SZ: Wenn es künftig in Deutschland zwei Polizei-Ebenen gäbe, die Ebene der neuen Bundespolizei und die Ebene der Länderpolizeien, so wäre das ein Modell ähnlich wie in den USA: Dort gibt es das FBI als Bundespolizei und daneben weitere Polizeien in den US-Bundesstaaten. Was ist daran schlecht?
Herrmann: Was daran schlecht ist, kann man mittlerweile in jedem zweiten US-Krimi sehen. Dass dortige Neben- und zum Teil Gegeneinander der lokalen Polizeibehörden und der Bundessicherheitsorgane erschwert die Verbrechensbekämpfung. Solche Rivalitäten wollen wir in Deutschland nicht.
SZ: Das BKA ist eine Art Hirn der Polizei. Wenn das Hirn zum Körper Bundespolizei kommt, ist das doch eigentlich nicht schlecht, oder?
Herrmann: Es ist der falsche Körper. Das BKA hat völlig andere Aufgaben. Die Aufgaben der Bundespolizei konzentrieren sich wie gesagt auf die Grenzen und die Flughäfen. Das ist in Ordnung. Der Bund kann aber nicht durch die Hintertür der Fusion eine allgemeine Polizeikompetenz des Bundes herbeiführen. Das Grundgesetz und das Bundesverfassungsgericht lassen das nicht zu.
SZ: Wenn Bundesinnenminister de Maizière die Fusion von BKA und Bundespolizei will, dann müsste er also die Änderung des Grundgesetzes betreiben.

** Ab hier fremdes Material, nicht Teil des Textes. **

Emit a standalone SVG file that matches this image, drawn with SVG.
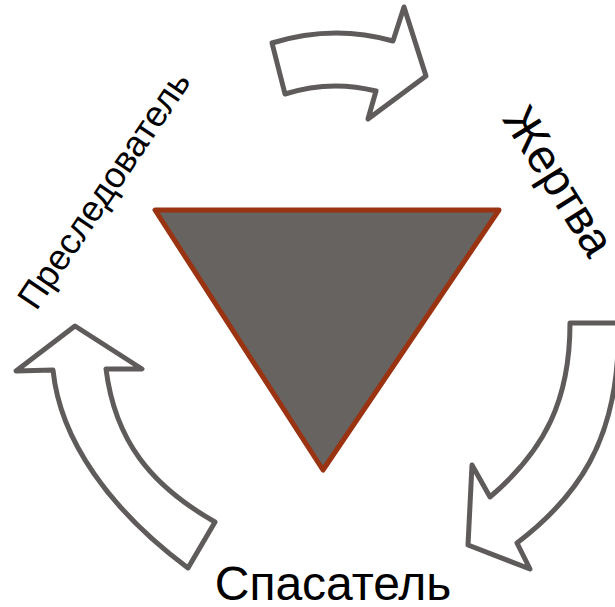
<svg xmlns="http://www.w3.org/2000/svg" width="615" height="607" viewBox="0 0 615 607">
<style>
.arrow{fill:#fff;stroke:#5f5b5a;stroke-width:5;stroke-linejoin:round}
.lbl{font-family:"Liberation Sans",Arial,sans-serif;fill:#000}
</style>
<rect width="615" height="607" fill="#fff"/>
<g id="connectors">
<path id="arrow-top" class="arrow" d="M272,43 Q333,24 393,41 L404,7 L426,76 L368,119 L376,91 Q330,79.5 285,94 Z"/>
<path id="arrow-right" class="arrow" d="M570,323 L660,323 L640,340 L618,350 C614,440 580,495 517,543 L530,569 L468,545 L472,465 L490,497 C545,450 570,400 570,323 Z"/>
<path id="arrow-left" class="arrow" d="M75,326 L142,369 L106,369 C115,440 150,485 215,522 L188,568 C110,510 60,440 53,370 L16,371 Z"/>
</g>
<g id="triangle">
<polygon points="155,210 499,210 323,470" fill="#676361" stroke="#993311" stroke-width="5" stroke-linejoin="round"/>
</g>
<g id="node-persecutor">
<text class="lbl" font-size="36" text-anchor="middle" transform="translate(104,190) rotate(-56)" y="12">Преследователь</text>
</g>
<g id="node-victim">
<text class="lbl" font-size="47" text-anchor="middle" transform="translate(559,181) rotate(58)" y="16">Жертва</text>
</g>
<g id="node-rescuer">
<text class="lbl" font-size="48" text-anchor="middle" x="333" y="600">Спасатель</text>
</g>
</svg>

Herrmann: Richtig. Eine Fusion ist ohne Grundgesetzänderung nicht machbar. Und einer solchen Änderung werde ich nie zustimmen - meine Kollegen in den Ländern auch nicht.

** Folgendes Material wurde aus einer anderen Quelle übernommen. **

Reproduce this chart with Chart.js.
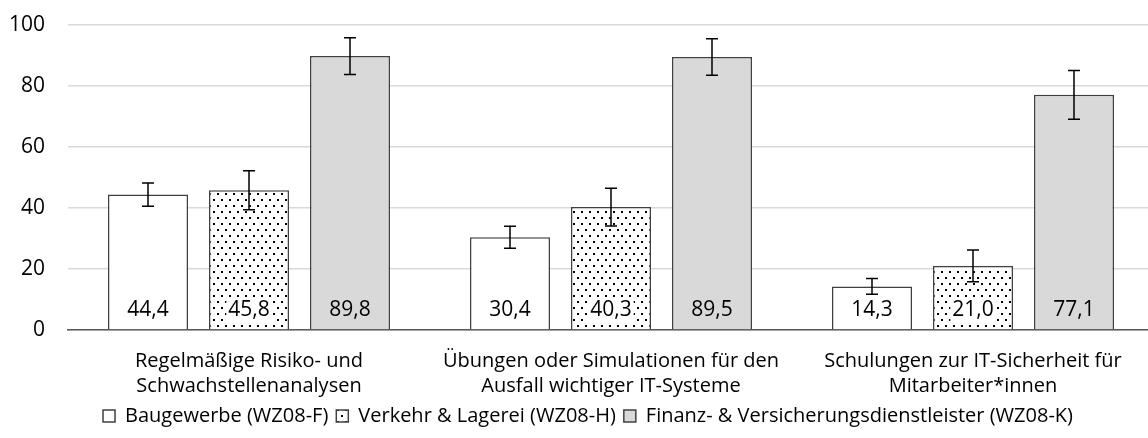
<!DOCTYPE html>
<html>
<head>
<meta charset="utf-8">
<script src="https://cdn.jsdelivr.net/npm/chart.js@4.4.1/dist/chart.umd.min.js"></script>
<style>
  html, body { margin: 0; padding: 0; background: #fff; overflow: hidden; }
  #wrap { width: 1148px; height: 438px; overflow: hidden; }
  #box { width: 1176px; height: 438px; }
</style>
</head>
<body>
<div id="wrap"><div id="box"><canvas id="myChart"></canvas></div></div>
<script>
// Data
const categories = [
  ['Regelmäßige Risiko- und', 'Schwachstellenanalysen'],
  ['Übungen oder Simulationen für den', 'Ausfall wichtiger IT-Systeme'],
  ['Schulungen zur IT-Sicherheit für', 'Mitarbeiter*innen']
];
const seriesNames = ['Baugewerbe (WZ08-F)', 'Verkehr & Lagerei (WZ08-H)', 'Finanz- & Versicherungsdienstleister (WZ08-K)'];
const baugewerbe = [44.4, 30.4, 14.3];
const verkehr = [45.8, 40.3, 21.0];
const finanz = [89.8, 89.5, 77.1];
// +/- error margins
const baugewerbeErr = [3.8, 3.6, 2.6];
const verkehrErr = [6.4, 6.2, 5.2];
const finanzErr = [6.0, 6.0, 8.0];
const yTicks = [0, 20, 40, 60, 80, 100];

const FONT = '"Open Sans", "Noto Sans", sans-serif';

// dotted fill like the office "5%" pattern
function makeDots() {
  const c = document.createElement('canvas');
  c.width = 8; c.height = 12;
  const g = c.getContext('2d');
  g.fillStyle = '#fff';
  g.fillRect(0, 0, 8, 12);
  g.fillStyle = '#000';
  g.fillRect(1, 1, 2, 2);
  g.fillRect(5, 7, 2, 2);
  return g.createPattern(c, 'repeat');
}
const dots = makeDots();

const errors = [baugewerbeErr, verkehrErr, finanzErr];

// error whiskers and value labels
const extras = {
  id: 'extras',
  afterLayout(chart) {
    // legend sits a bit right of the canvas centre in the original
    chart.legend.left += 11;
    chart.legend.right += 11;
  },
  afterDatasetsDraw(chart) {
    const ctx = chart.ctx;
    const yScale = chart.scales.y;
    const base = yScale.getPixelForValue(0);
    chart.data.datasets.forEach((ds, di) => {
      const meta = chart.getDatasetMeta(di);
      meta.data.forEach((bar, i) => {
        const v = ds.data[i];
        const e = errors[di][i];
        const yTop = yScale.getPixelForValue(v + e);
        const yBot = yScale.getPixelForValue(v - e);
        ctx.save();
        ctx.strokeStyle = '#000';
        ctx.lineWidth = 1.5;
        ctx.beginPath();
        ctx.moveTo(bar.x, yTop); ctx.lineTo(bar.x, yBot);
        ctx.moveTo(bar.x - 6, yTop); ctx.lineTo(bar.x + 6, yTop);
        ctx.moveTo(bar.x - 6, yBot); ctx.lineTo(bar.x + 6, yBot);
        ctx.stroke();

        const txt = v.toFixed(1).replace('.', ',');
        ctx.font = '21px ' + FONT;
        ctx.textAlign = 'center';
        ctx.textBaseline = 'middle';
        const w = ctx.measureText(txt).width;
        const ty = base - 21;
        if (di === 1) {
          ctx.fillStyle = '#fff';
          ctx.fillRect(bar.x - w / 2 - 2, ty - 12, w + 4, 24);
        }
        ctx.fillStyle = '#000';
        ctx.fillText(txt, bar.x, ty + 1);
        ctx.restore();
      });
    });
  }
};

const ctx = document.getElementById('myChart').getContext('2d');
const myChart = new Chart(ctx, {
  type: 'bar',
  data: {
    labels: categories,
    datasets: [
      { label: seriesNames[0], data: baugewerbe, backgroundColor: '#ffffff', borderColor: '#404040', borderWidth: 1.5 },
      { label: seriesNames[1], data: verkehr, backgroundColor: dots, borderColor: '#404040', borderWidth: 1.5 },
      { label: seriesNames[2], data: finanz, backgroundColor: '#d9d9d9', borderColor: '#404040', borderWidth: 1.5 }
    ]
  },
  options: {
    responsive: true,
    maintainAspectRatio: false,
    animation: false,
    categoryPercentage: 0.837,
    barPercentage: 0.792,
    layout: { padding: { top: 25, left: 0, right: 22, bottom: 2 } },
    plugins: {
      legend: {
        position: 'bottom',
        labels: {
          boxWidth: 12, boxHeight: 12, padding: 8,
          color: '#000',
          font: { family: FONT, size: 20 }
        }
      },
      tooltip: { enabled: false }
    },
    scales: {
      x: {
        grid: { display: false },
        border: { display: true, color: '#595959', width: 1.5 },
        afterFit: (axis) => { axis.height -= 12; },
        ticks: { color: '#000', font: { family: FONT, size: 20, lineHeight: 1.25 }, padding: 11, maxRotation: 0 }
      },
      y: {
        min: 0, max: 100,
        afterBuildTicks: (axis) => { axis.ticks = yTicks.map(v => ({ value: v })); },
        afterFit: (axis) => { axis.width = 68; axis.paddingTop = 0; axis.paddingBottom = 0; },
        grid: { color: '#d9d9d9', lineWidth: 1.5, drawTicks: false },
        border: { display: false },
        ticks: { color: '#000', font: { family: FONT, size: 21 }, padding: 23 }
      }
    }
  },
  plugins: [extras]
});
</script>
</body>
</html>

SZ: Weil die Fusion nicht nur eine organisatorische Änderung wäre ...
Herrmann: ... sondern weil damit die Kompetenzen verändert werden. Es gibt eine klare Verfassungslage, die der Bund zu respektieren hat. Polizei ist und bleibt Ländersache. An der klaren Verfassungslage kann man sich nicht mit nur scheinbar organisatorischen Maßnahmen vorbeimogeln.
SZ: Bei aller Liebe zum Föderalismus: Muss man nicht davon Abschied nehmen, dass in globalen Zeiten Polizei so kleinteilig aufgestellt ist? Nicht jedes Bundesland ist groß wie Bayern oder Nordrhein-Westfalen.
Herrmann: Gerade wegen der globalen Aspekte ist für die Bekämpfung der internationalen Kriminalität das BKA zuständig - Drogenhandel, internationalen Terrorismus. Im Übrigen lässt das Grundgesetz einen Spielraum, dem BKA weitere Aufgaben zuzuordnen, mit Zustimmung des Bundesrats natürlich. Wir haben soeben erst eine umfangreiche Reform des BKA-Gesetzes hinter uns.
SZ: Wenn Ihre Argumente gegen eine neue große Bundespolizei so gut sind, warum können Sie dann Ihren CSU-Parteifreund Hans-Peter Uhl, den innenpolitischen Sprecher der Unionsfraktion im Bundestag, nicht überzeugen?
Herrmann: Ich fürchte, die Bundestagskollegen haben die Betroffenheit und die Zuständigkeit der Länder in ihren ersten Äußerungen zu wenig berücksichtigt.
SZ: Auch der stellvertretende CDU/CSU-Fraktionsvorsitzende Krings steht positiv zur Fusion.
Herrmann: Den Kollegen ist die verfassungsrechtliche Lage noch nicht ausreichend bewusst. Ich bin zuversichtlich, dass auch die fachlichen Einwände aus dem BKA und den Polizeigewerkschaften nicht ungehört verhallen.